Hey, Chris! What are your Paris Fashion Week plans?
I actually have a show I’m keying for the first time, the Ottolinger show, near the end of the week. I used to assist at shows and it was so interesting to be backstage and to watch what happens there; I was like a sponge just absorbing information. Now, I feel privileged, because I get invited to shows [as a guest] as well. The models come out looking great and graceful, and it all looks very orchestrated and perfect, but I know behind the scenes it's chaotic and everyone is running around to make it happen. It's amazing to know what happens to put on a seven-minute show or however long it's going to be. It’s like a 360, from being backstage to sitting front row, to then going backstage in a different way. It’s important for me to evolve.
I saw a post on your Instagram recently, showing some of the early hairstyles you tried on your mum – how old were you when you first showed an interest in doing hair?

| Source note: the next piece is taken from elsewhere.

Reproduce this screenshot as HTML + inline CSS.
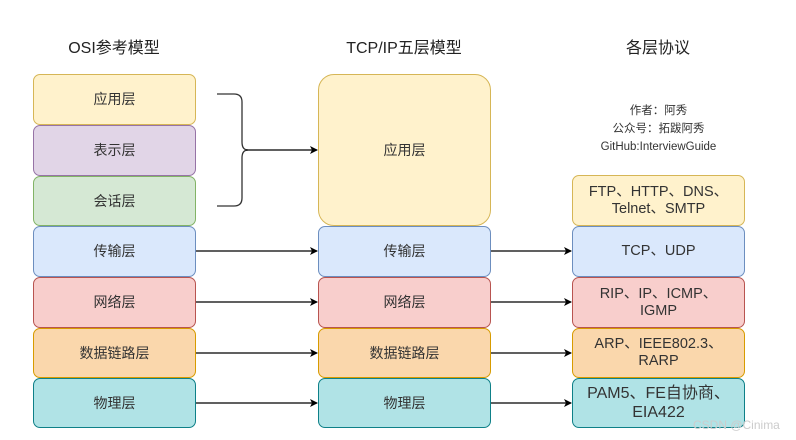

What's interesting about the whole hair concept is that I am dyslexic and I don't know that a lot of people are aware of some of the complications that can have in a regular education system. Back when I was at school, I was perceived as being stupid or lazy and I'm neither of those things. I had a very different way of learning and the first time I realised I had a talent was when I did hair.
I remember doing my mum's hair at nine years old and I realised, when she stood up and looked in the mirror, her shoulders went back and she stood a little taller. We were very poor and I tried to make her look glamorous, and she saw something different, which made me realise you can really move people with hair. It felt like a superpower to be able to touch people like that. It was so rewarding for me. It was the first time I felt like I was good at something, so I decided I was going to be the best at it. Then I got a job in a salon at age 13 and just wanted to know everything about the industry.
How did you go about making the leap from the salon to fashion shows and celebrity jobs?
I think there's a journey to everything. When you have some success, people are very quick to be like, ‘How did you become successful?’ But I don't really see that. I just see the journey and it was a slow build. I was in the salon working away and I wanted to be the best in the salon, and I got to the top price level, so then I was like, ‘What else is there?’ I saw there was this editorial world, so I wanted to learn more about that, and I'd go off to London to do these courses. I started to assist at fashion week and then I started to get more into the editorial world. I’d do magazine shoots and I went on a TV show; it was BBC’s Young Hairdresser of the Year or something like that. Everything was a leaping board.
From that I started to do celebrity. You start to meet celebrities on the shoots and I loved it. It went back to what I did with my mum when I was nine, because you get to create this alter ego or you get to create this character, whoever it needs to be. I think that's why I excelled in it, because it felt so exciting to me to be a part of that story.